Borkman è un brillante
banchiere, incorso in un fallimento finanziario di grandi
dimensioni. Scontati otto anni di carcere, decide poi di rinchiudersi
nella sua stanza, per altri otto. Unico amico che, nel corso
del tempo, è ammesso nella sua casa è Foldal;
entrambi sono creatori di qualcosa d’irrealizzato: il
primo si sente castrato artefice di un futuro di progresso,
il secondo autore incompreso di un testo mai pubblicato. Intorno,
l’amore delle due sorelle, gemelle, entrambe innamorate
di Borkman – ma solo una delle due sua legittima moglie
– che cercano, ognuna a proprio modo, di conquistarsi
l’amore del giovane figlio Erhart. Massimo Popolizio
è il perno di tutto lo spettacolo: quando non è
fisicamente sul palco, si attende, impazienti, la sua importante
e fondamentale presenza. Quando si destreggia, finalmente
in scena, con la mimica che gli è propria, nel ruolo
del banchiere, la pièce respira della sua maestria.

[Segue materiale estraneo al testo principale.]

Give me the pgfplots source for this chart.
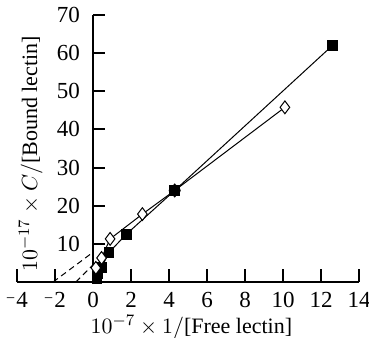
\documentclass[border=0pt]{standalone}
\usepackage{pgfplots}
\pgfplotsset{compat=1.18}
\usepackage{fontspec}
\setmainfont{Liberation Serif}
\newcommand{\rmin}{\raisebox{0.35ex}{\fontsize{8}{9}\selectfont −}\kern0.5pt}
\begin{document}
\begin{tikzpicture}
\begin{axis}[
  scale only axis,
  width=171pt, height=133.5pt,
  xmin=-4, xmax=14, ymin=0, ymax=70,
  axis x line=bottom,
  axis y line=middle,
  axis line style={line width=1pt,-},
  xtick style={draw=none},
  ytick style={black, line width=1pt, xshift=3pt},
  major tick length=6pt,
  ytick align=center,
  hide obscured x ticks=false,
  hide obscured y ticks=false,
  xtick={-4,-2,0,2,4,6,8,10,12,14},
  xticklabels={\rmin4,\rmin2,0,2,4,6,8,10,12,14},
  ytick={10,20,30,40,50,60,70},
  font=\fontsize{11}{13}\selectfont,
  tick label style={font=\fontsize{11.5}{13}\selectfont},
  /pgf/number format/assume math mode=true,
  xticklabel style={anchor=north, yshift=1.5pt},
  yticklabel style={anchor=east, xshift=0pt},
  xlabel={$10^{-7}\times 1/$[Free lectin]},
  ylabel={$10^{-17}\times C/$[Bound lectin]},
  xlabel style={at={(axis description cs:0.51,-0.17)}, anchor=center},
  ylabel style={at={(axis description cs:0.04,0.48)}, anchor=center, rotate=90},
  clip=false,
]
% upward x ticks, one short vertical segment per tick value
\addplot[black, line width=1.1pt] coordinates {(-4,0) (-4,3.4)};
\addplot[black, line width=1.1pt] coordinates {(-2,0) (-2,3.4)};
\addplot[black, line width=1.1pt] coordinates {(2,0) (2,3.4)};
\addplot[black, line width=1.1pt] coordinates {(4,0) (4,3.4)};
\addplot[black, line width=1.1pt] coordinates {(6,0) (6,3.4)};
\addplot[black, line width=1.1pt] coordinates {(8,0) (8,3.4)};
\addplot[black, line width=1.1pt] coordinates {(10,0) (10,3.4)};
\addplot[black, line width=1.1pt] coordinates {(12,0) (12,3.4)};
\addplot[black, line width=1.1pt] coordinates {(14,0) (14,3.4)};
\addplot[black, line width=0.5pt, densely dashed] coordinates {(-2.1,0) (0,7.8)};
\addplot[black, line width=0.5pt, densely dashed] coordinates {(-0.9,0) (0,4.5)};
\addplot[black, line width=0.5pt, mark=square*, mark size=2.4pt, mark options={solid, fill=black}]
  coordinates {(0.2,0.8) (0.25,2.2) (0.45,3.8) (0.85,7.8) (1.75,12.5) (4.3,24) (12.6,62)};
\addplot[black, line width=0.5pt, mark=diamond*, mark size=3.2pt, mark options={solid, fill=white}]
  coordinates {(0.15,3.7) (0.45,6.3) (0.9,11.3) (2.6,17.8) (4.3,24) (10.1,45.8)};
\addplot[only marks, black, mark=*, mark size=2.8pt] coordinates {(4.3,24)};
\end{axis}
\pgfresetboundingbox
\path[use as bounding box] ([shift={(-8.5pt,-27.5pt)}]current axis.south west) rectangle ([shift={(176pt,141pt)}]current axis.south west);
\end{tikzpicture}
\end{document}
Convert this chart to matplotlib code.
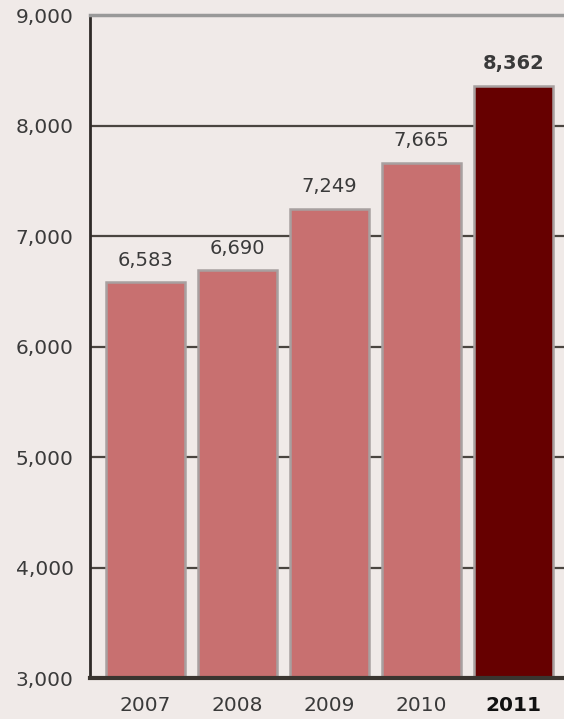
import matplotlib.pyplot as plt

years = ['2007', '2008', '2009', '2010', '2011']
values = [6583, 6690, 7249, 7665, 8362]
yticks = [3000, 4000, 5000, 6000, 7000, 8000, 9000]

bg = '#F0EAE8'
colors = ['#C87070'] * 4 + ['#660000']

plt.rcParams['font.family'] = ['DejaVu Sans']

fig = plt.figure(figsize=(5.64, 7.19), dpi=100, facecolor=bg)
ax = fig.add_axes([0.16, 0.057, 0.84, 0.922], facecolor=bg)

x = range(len(years))
bars = ax.bar(x, values, width=0.86, color=colors, edgecolor='#A8A0A0',
              linewidth=1.8, zorder=3)

for i, (b, v) in enumerate(zip(bars, values)):
    ax.annotate(f'{v:,}', (b.get_x() + b.get_width() / 2, v),
                xytext=(0, 9), textcoords='offset points',
                ha='center', va='bottom', fontsize=14, color='#3A3A3A',
                fontweight='bold' if i == len(values) - 1 else 'normal')

ax.set_ylim(3000, 9000)
ax.set_xlim(-0.6, 4.55)
ax.set_yticks(yticks)
ax.set_yticklabels([f'{t:,}' for t in yticks], fontsize=14.5, color='#3A3A3A')
ax.set_xticks(list(x))
ax.set_xticklabels(years, fontsize=14.5, color='#3A3A3A')
ax.get_xticklabels()[-1].set_fontweight('bold')
ax.get_xticklabels()[-1].set_color('#111111')
ax.tick_params(axis='y', length=0, pad=12)
ax.tick_params(axis='x', length=0, pad=13)

ax.yaxis.grid(True, color='#4A4540', linewidth=1.6, zorder=1)
ax.set_axisbelow(True)

ax.spines['top'].set_color('#999999')
ax.spines['top'].set_linewidth(2.5)
ax.spines['right'].set_visible(False)
ax.spines['left'].set_color('#2E2A27')
ax.spines['left'].set_linewidth(2)
ax.spines['bottom'].set_color('#3A3530')
ax.spines['bottom'].set_linewidth(3)
ax.spines['bottom'].set_zorder(4)

plt.savefig('out.png', dpi=100, facecolor=bg)
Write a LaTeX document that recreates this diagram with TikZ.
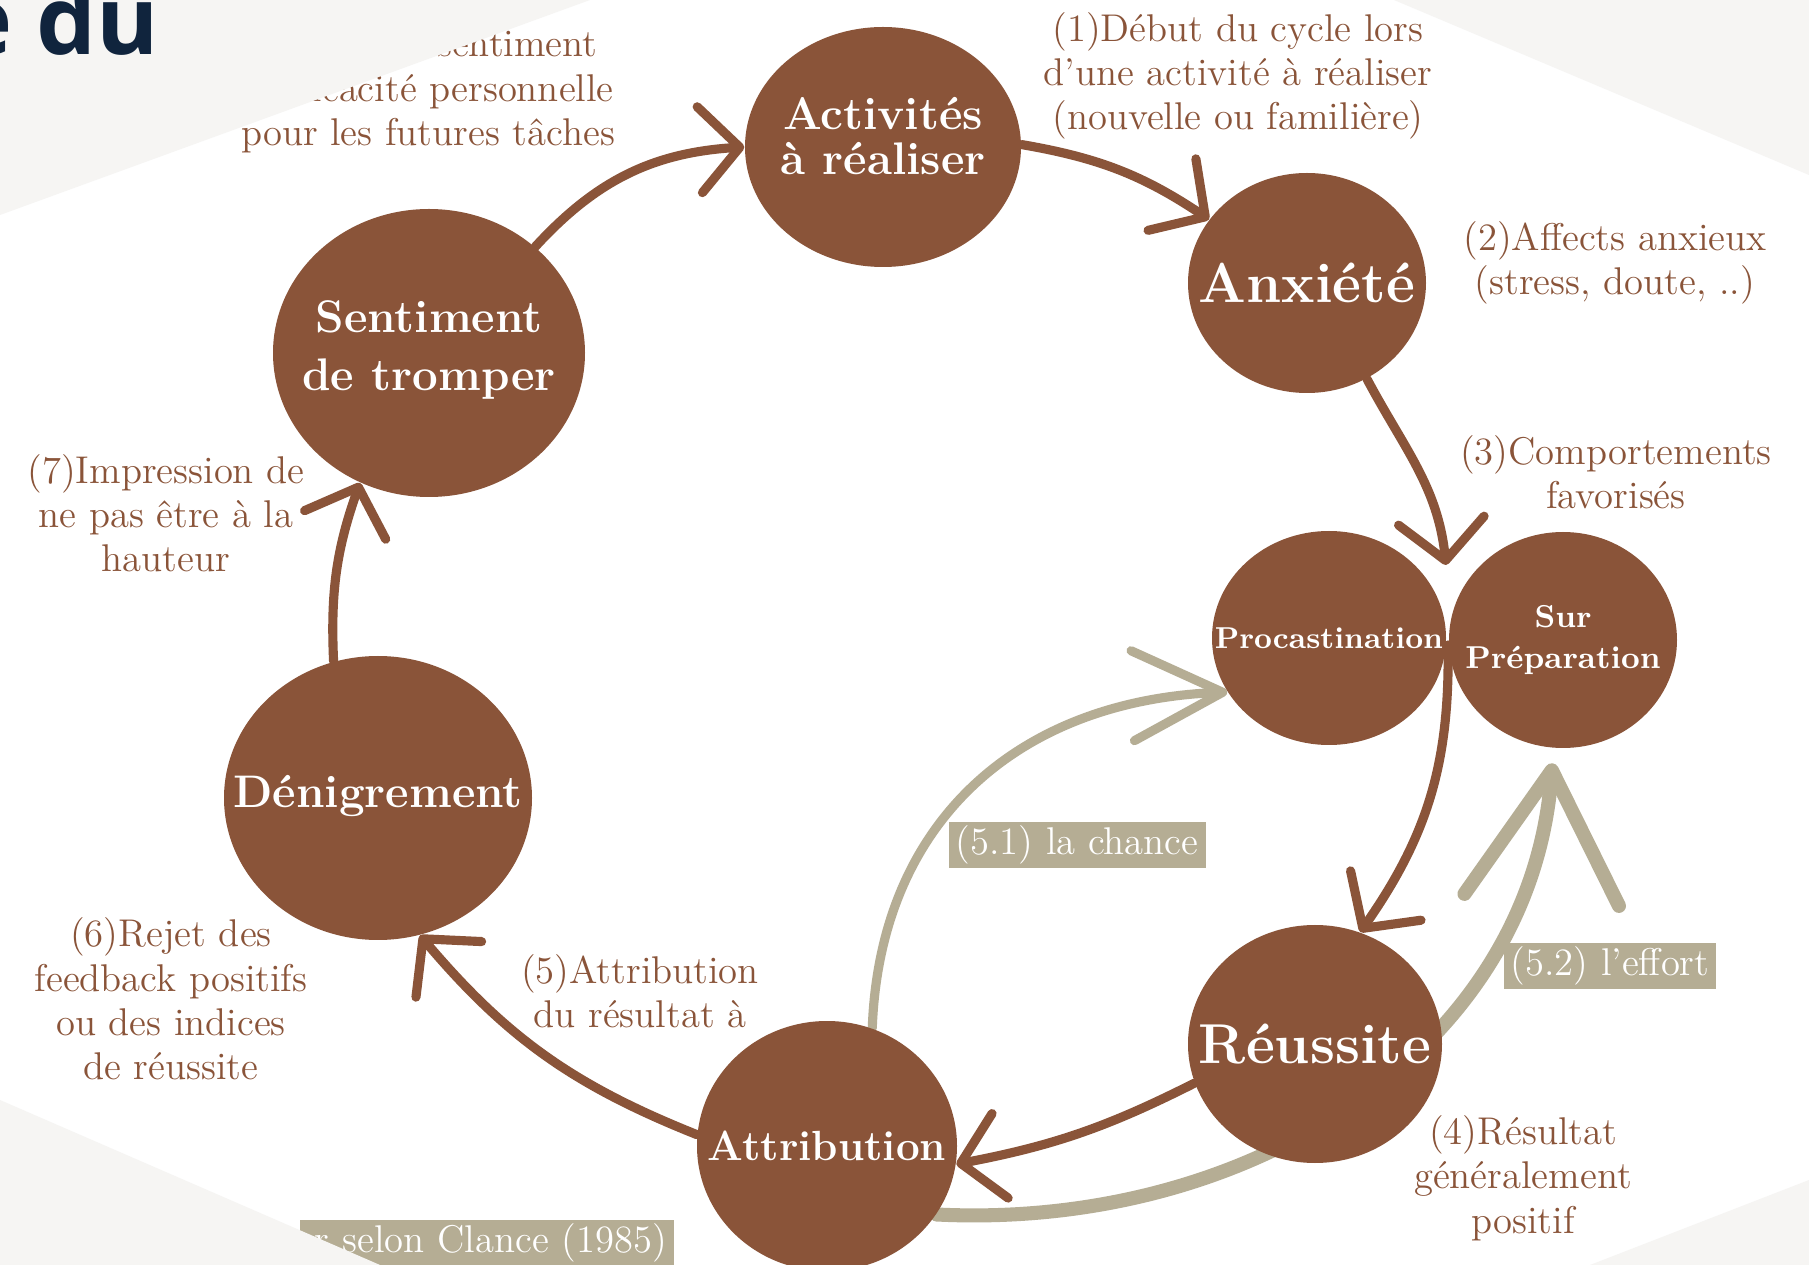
\documentclass[tikz,border=0pt]{standalone}
\usepackage{fontspec}
\usetikzlibrary{arrows.meta,shapes.geometric,backgrounds}
\newfontfamily\titlefont{Open Sans}
\definecolor{brownc}{RGB}{138,84,57}
\definecolor{sagec}{RGB}{181,173,148}
\definecolor{bgc}{RGB}{246,245,243}
\definecolor{navyc}{RGB}{16,36,61}
\tikzset{
  bubble/.style={ellipse, fill=brownc, inner sep=0pt},
  bubtext/.style={text=white, align=center, inner sep=0pt},
  note/.style={text=brownc, align=center, inner sep=0pt, font=\fontsize{11}{12.6}\selectfont},
  tag/.style={fill=sagec, text=white, inner xsep=2pt, inner ysep=1pt, minimum height=0.37cm, font=\fontsize{11}{12}\selectfont},
  cyc/.style={draw=brownc, line width=2.6pt, line cap=round, -{Straight Barb[length=4mm,width=8.6mm,round]}},
  chance/.style={draw=sagec, line width=2.6pt, line cap=round, -{Straight Barb[length=9mm,width=9mm,round]}},
  effort/.style={draw=sagec, line width=4pt, line cap=round, shorten >=1.5mm, -{Straight Barb[length=13mm,width=15.5mm,round]}}
}
\begin{document}
\begin{tikzpicture}
        \useasboundingbox (0,0) rectangle (18.09,-12.65);
        \node[bubble, minimum width=2.76cm, minimum height=2.40cm] (act) at (8.83,-1.47) {};
        \node[bubble, minimum width=2.38cm, minimum height=2.20cm] (anx) at (13.07,-2.83) {};
        \node[bubble, minimum width=3.12cm, minimum height=2.88cm] (sent) at (4.29,-3.53) {};
        \node[bubble, minimum width=2.34cm, minimum height=2.14cm] (proc) at (13.29,-6.38) {};
        \node[bubble, minimum width=2.28cm, minimum height=2.16cm] (sur) at (15.63,-6.40) {};
        \node[bubble, minimum width=3.08cm, minimum height=2.84cm] (den) at (3.78,-7.98) {};
        \node[bubble, minimum width=2.60cm, minimum height=2.50cm] (attr) at (8.27,-11.46) {};
        \node[bubble, minimum width=2.54cm, minimum height=2.38cm] (reu) at (13.15,-10.44) {};
        \coordinate (jtop) at (14.46,-5.65);
        \coordinate (jbot) at (14.48,-6.45);
        \begin{scope}[on background layer]
        \fill[white] (0,0) rectangle (18.09,-12.65);
        \draw[chance] (attr.69) .. controls (8.80,-8.20) and (10.20,-7.00) .. (proc.208);
        \draw[effort] (attr.-32) .. controls (12.50,-12.30) and (15.30,-10.50) .. (sur.-95);
        \end{scope}
        \draw[cyc] (sent.45) to[bend left=22] (act.180);
        \draw[cyc] (act.1) to[bend left=12] (anx.147);
        \draw[cyc] (anx.-58) to[out=-62,in=96] (jtop);
        \draw[cyc] (jbot) to[bend left=18] (reu.68);
        \draw[cyc] (reu.198) to[bend left=8] (attr.-8);
        \draw[cyc] (attr.175) to[bend left=14] (den.-73);
        \draw[cyc] (den.108) to[bend left=11] (sent.242);
        \node[bubtext, font=\fontsize{13}{13}\selectfont\bfseries] (act-t) at (8.83,-1.36) {Activités\\à réaliser};
        \node[bubtext, font=\fontsize{16}{16}\selectfont\bfseries] (anx-t) at (13.07,-2.83) {Anxiété};
        \node[bubtext, font=\fontsize{13}{16.5}\selectfont\bfseries] (sent-t) at (4.29,-3.50) {Sentiment\\de tromper};
        \node[bubtext, font=\fontsize{8.6}{11}\selectfont\bfseries] (proc-t) at (13.29,-6.38) {Procastination};
        \node[bubtext, font=\fontsize{9}{11.5}\selectfont\bfseries] (sur-t) at (15.63,-6.40) {Sur\\Préparation};
        \node[bubtext, font=\fontsize{13}{13}\selectfont\bfseries] (den-t) at (3.78,-7.96) {Dénigrement};
        \node[bubtext, font=\fontsize{12}{12}\selectfont\bfseries] (attr-t) at (8.27,-11.46) {Attribution};
        \node[bubtext, font=\fontsize{16}{16}\selectfont\bfseries] (reu-t) at (13.15,-10.44) {Réussite};
        \node[note] (l1) at (12.38,-0.76) {(1)Début du cycle lors\\d'une activité à réaliser\\(nouvelle ou familière)};
        \node[note] (l2) at (16.15,-2.63) {(2)Affects anxieux\\(stress, doute, ..)};
        \node[note] (l3) at (16.16,-4.72) {(3)Comportements\\favorisés};
        \node[note] (l4) at (15.23,-11.78) {(4)Résultat\\généralement\\positif};
        \node[note] (l5) at (6.40,-9.91) {(5)Attribution\\du résultat à};
        \node[note] (l6) at (1.71,-9.99) {(6)Rejet des\\feedback positifs\\ou des indices\\de réussite};
        \node[note] (l7) at (1.66,-5.13) {(7)Impression de\\ne pas être à la\\hauteur};
        \node[note, anchor=base east] (l8a) at (5.98,-0.57) {sentiment};
        \node[note] (l8b) at (4.28,-1.14) {d'efficacité personnelle\\pour les futures tâches};
        \node[tag] (t51) at (10.77,-8.45) {(5.1) la chance};
        \node[tag] (t52) at (16.10,-9.66) {(5.2) l'effort};
        \node[tag, anchor=east, text width=3.6cm, align=right] (src) at (6.75,-12.43) {r selon Clance (1985)};
        \fill[bgc] (0,0) -- (5.90,0) -- (0,-2.15) -- cycle;
        \fill[bgc] (13.94,0) -- (18.09,0) -- (18.09,-1.75) -- cycle;
        \fill[bgc] (0,-11.00) -- (3.80,-12.65) -- (0,-12.65) -- cycle;
        \fill[bgc] (15.90,-12.65) -- (18.09,-11.80) -- (18.09,-12.65) -- cycle;
        \node[font=\titlefont\fontsize{27}{27}\selectfont\bfseries, text=navyc, anchor=base east, inner sep=0pt] (ttl) at (1.60,-0.55) {e du};
    \end{tikzpicture}
\end{document}
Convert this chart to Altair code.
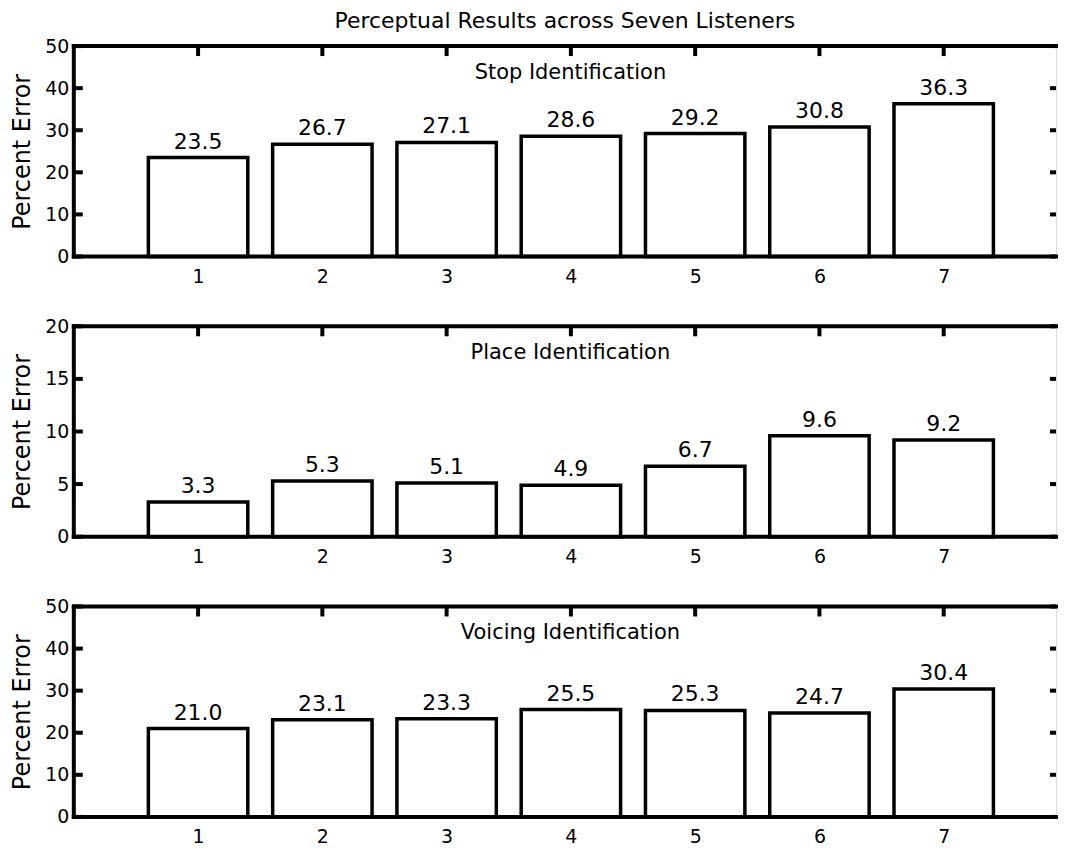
import altair as alt
import pandas as pd

# ---- data ----
listeners = [1, 2, 3, 4, 5, 6, 7]
stop_err = [23.5, 26.7, 27.1, 28.6, 29.2, 30.8, 36.3]
place_err = [3.3, 5.3, 5.1, 4.9, 6.7, 9.6, 9.2]
voicing_err = [21.0, 23.1, 23.3, 25.5, 25.3, 24.7, 30.4]

stop_ticks = [0, 10, 20, 30, 40, 50]
place_ticks = [0, 5, 10, 15, 20]
voicing_ticks = [0, 10, 20, 30, 40, 50]

main_title = "Perceptual Results across Seven Listeners"
subtitles = ["Stop Identification", "Place Identification", "Voicing Identification"]
y_title = "Percent Error"

# ---- layout / style ----
W = 985
H = 211
XMAX = W / 124.625
FONT = "DejaVu Sans"
LW = 4


def x_enc(field):
    return alt.X(
        field,
        scale=alt.Scale(domain=[0, XMAX], nice=False, zero=False),
        axis=alt.Axis(values=listeners, format="d", title=None, labelPadding=11,
                      labelFontSize=19, labelFont=FONT, labelColor="black",
                      domain=False, ticks=False, grid=False, labelFlush=False),
    )


def y_enc(field, ymax, ticks):
    return alt.Y(
        field,
        scale=alt.Scale(domain=[0, ymax], nice=False),
        axis=alt.Axis(values=ticks, format="d", title=y_title, titleFontSize=24,
                      titleFont=FONT, titleFontWeight="normal", titleColor="black",
                      titlePadding=6, labelPadding=5, labelFontSize=19, labelFont=FONT,
                      labelColor="black", minExtent=33, maxExtent=33,
                      domain=False, ticks=False, grid=False),
    )


def panel(values, ymax, ticks, subtitle, title=None):
    df = pd.DataFrame({"listener": listeners, "value": values})
    tdf = pd.DataFrame({"v": ticks})
    one = pd.DataFrame({"t": [subtitle]})

    bars = alt.Chart(df).transform_calculate(
        x0="datum.listener - 0.4", x1="datum.listener + 0.4"
    ).mark_rect(fill="white", stroke="black", strokeWidth=3.5).encode(
        x=x_enc("x0:Q"), x2="x1:Q", y=y_enc("value:Q", ymax, ticks), y2=alt.datum(0)
    )
    labels = alt.Chart(df).mark_text(
        baseline="alphabetic", dy=-9, fontSize=22, font=FONT, color="black"
    ).encode(
        x=x_enc("listener:Q"), y=y_enc("value:Q", ymax, ticks),
        text=alt.Text("value:Q", format=".1f"),
    )
    sub = alt.Chart(one).mark_text(
        baseline="middle", align="center", fontSize=21, font=FONT, color="black"
    ).encode(text="t:N", x=alt.value(498), y=alt.value(27))

    frame_top = alt.Chart(one).mark_rule(strokeWidth=LW, color="black", strokeCap="square").encode(
        x=alt.value(0), x2=alt.value(W), y=alt.value(0))
    frame_left = alt.Chart(one).mark_rule(strokeWidth=LW, color="black", strokeCap="square").encode(
        x=alt.value(0), y=alt.value(0), y2=alt.value(H))
    frame_bot = alt.Chart(one).mark_rule(strokeWidth=LW, color="black", strokeCap="square").encode(
        x=alt.value(0), x2=alt.value(W), y=alt.value(H))

    left_ticks = alt.Chart(tdf).mark_rule(strokeWidth=LW, color="black").encode(
        x=alt.value(0), x2=alt.value(9), y=y_enc("v:Q", ymax, ticks))
    right_ticks = alt.Chart(tdf).mark_rule(strokeWidth=LW, color="black").encode(
        x=alt.value(W - 6), x2=alt.value(W), y=y_enc("v:Q", ymax, ticks))
    top_ticks = alt.Chart(df).mark_rule(strokeWidth=LW, color="black").encode(
        x=x_enc("listener:Q"), y=alt.value(0), y2=alt.value(10))

    layer = alt.layer(
        left_ticks, right_ticks, top_ticks, bars, labels, sub, frame_top, frame_left, frame_bot
    ).properties(width=W, height=H)
    if title is not None:
        layer = layer.properties(title=title)
    return layer


t = alt.TitleParams(main_title, fontSize=22, font=FONT, fontWeight="normal",
                    anchor="middle", frame="group", offset=4, color="black")

p1 = panel(stop_err, 50, stop_ticks, subtitles[0], title=t)
p2 = panel(place_err, 20, place_ticks, subtitles[1])
p3 = panel(voicing_err, 50, voicing_ticks, subtitles[2])

chart = alt.vconcat(p1, p2, p3, spacing=70, bounds="flush").properties(
    padding={"left": 2, "top": 0, "right": 0, "bottom": 0}
).configure_view(strokeWidth=0).configure(background="white")

chart.save("out.html", embed_options={"renderer": "svg", "actions": False})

In un allestimento volutamente
semplice del regista Piero Maccarinelli, le vicende e le parole
scorrono senza intoppi. Le conversazioni, a metà tra
serio e faceto, tra Borkman-Popolizio e Foldal-Avogadro sono,
senza dubbio, il momento più riuscito dell’intero
spettacolo.
Fluidi movimenti sulla scena
vanno a comporre in diverse circostanze veri e propri quadri,
che regalano eleganza visiva al geniale testo di Ibsen.